In summary, there are very few features that actually unite Puijila and pinnipeds. The cladistic analysis of Rybczynski et al. (2009) was relatively limited, both in terms of the number of fossil and modern species used, and also with regard to the number of morphological characters used in the analysis. An earlier study – considered to be the landmark phylogenetic analysis of pinnipeds, Berta and Wyss (1994) – utilized 143 characters, while Rybczynski et al. (2009) only used 42. Granted, the earlier study focused on relationships within pinnipeds – and many of those characters may or may not apply to Puijila and other similar arctoids.
Because of the above, I am skeptical that Puijila has a close relationship with pinnipeds – and although I’m not convinced, I am equally receptive to the idea pending further analyses. There is much we’ve been waiting for – a detailed description of its anatomy and large, detailed figures of its skeleton were not included in the original study, which is understandable given the short length of Nature papers (however, it was not included as supplementary info either). There is certainly more work to be done, and there are rumors of a more detailed phylogenetic analysis in the works; such a study should include a comprehensive description of the skull and skeleton of Puijila accompanied by exhaustive figures (formerly difficult, but several modern journals have made this a far less difficult prospect), sample a broader variety of caniform carnivorans as well as more fossil and modern pinnipeds (fossil pinnipeds with postcranial skeletons such as Allodesmus, Thalassoleon, Leptophoca, Acrophoca, Piscophoca, Imagotaria, Neotherium, and Proneotherium) as well as the “beach bear” Kolponomos (which was not included in the original analysis or discussed by Rybczynski et al. 2009). Puijila certainly could belong to some group of otterlike “protopinnipeds” as hypothesized, but given the few characters uniting them, it very well could be some sort of mustelid or other aquatic carnivore.
Berta, A., C.E. Ray and A.R. Wyss. 1989. Skeleton of the oldest known pinniped, Enaliarctos mealsi. Science 244:60-62
Berta, A. 1991. New Enaliarctos* (Pinnipedimorpha) from the Miocene of Oregon and the role of "Enaliarctids" in Pinniped Phylogeny. Smithsonian Contributions to Paleobiology 69.
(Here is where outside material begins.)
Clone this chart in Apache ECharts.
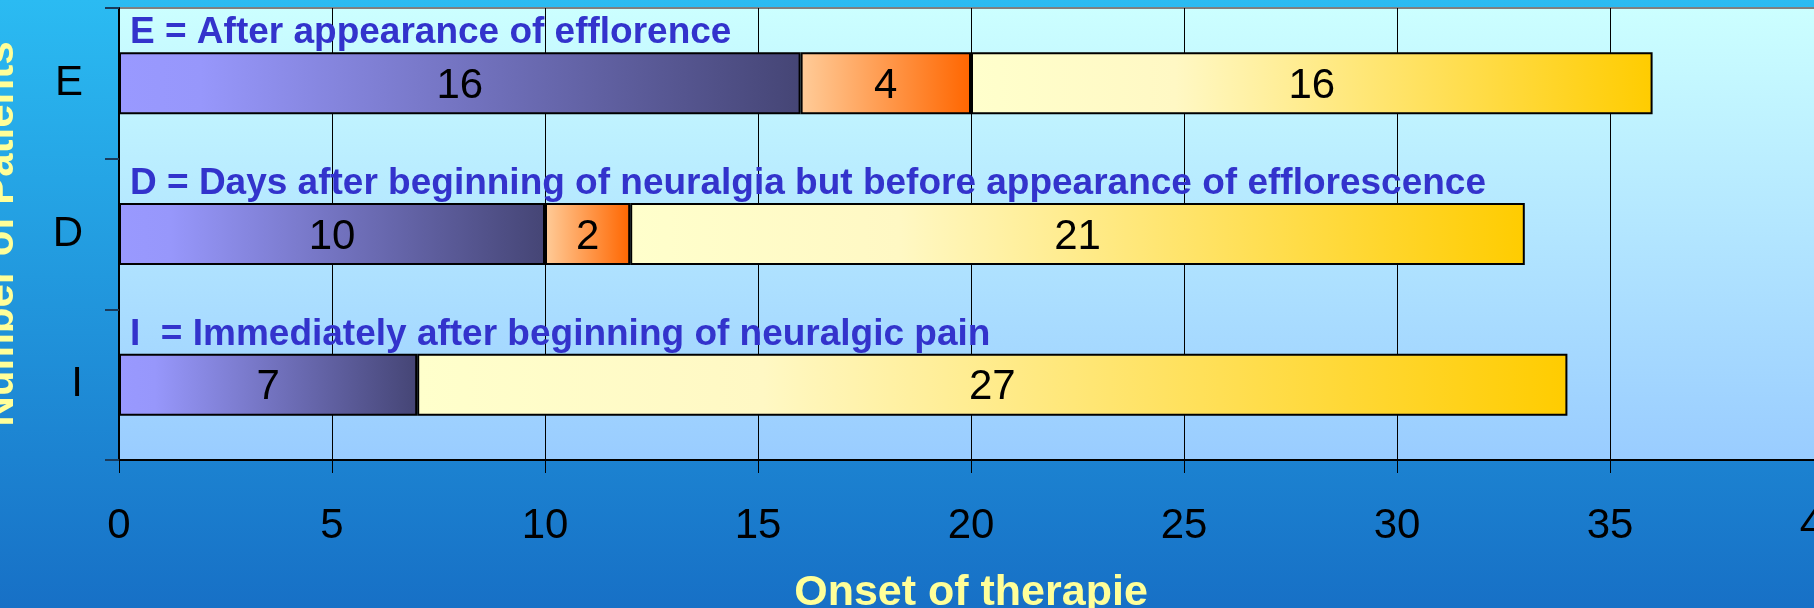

A. Berta. 1994. New specimens of the pinnipediform Pteronarctos from the Miocene of Oregon. Smithsonian Contributions to Paleobiology 78:1-30
Rybczynski, N., Dawson, M.R., Tedford, R.H. (2009). "A semi-aquatic Arctic mammalian carnivore from the Miocene epoch and origin of Pinnipedia". Nature 458 (7241): 1021–24
R. H. Tedford, L. G. Barnes, and C. E. Ray (1994). "The early Miocene littoral ursoid carnivoran Kolponomos: Systematics and mode of life". Proceedings of the San Diego Society of Natural History 29:11-32.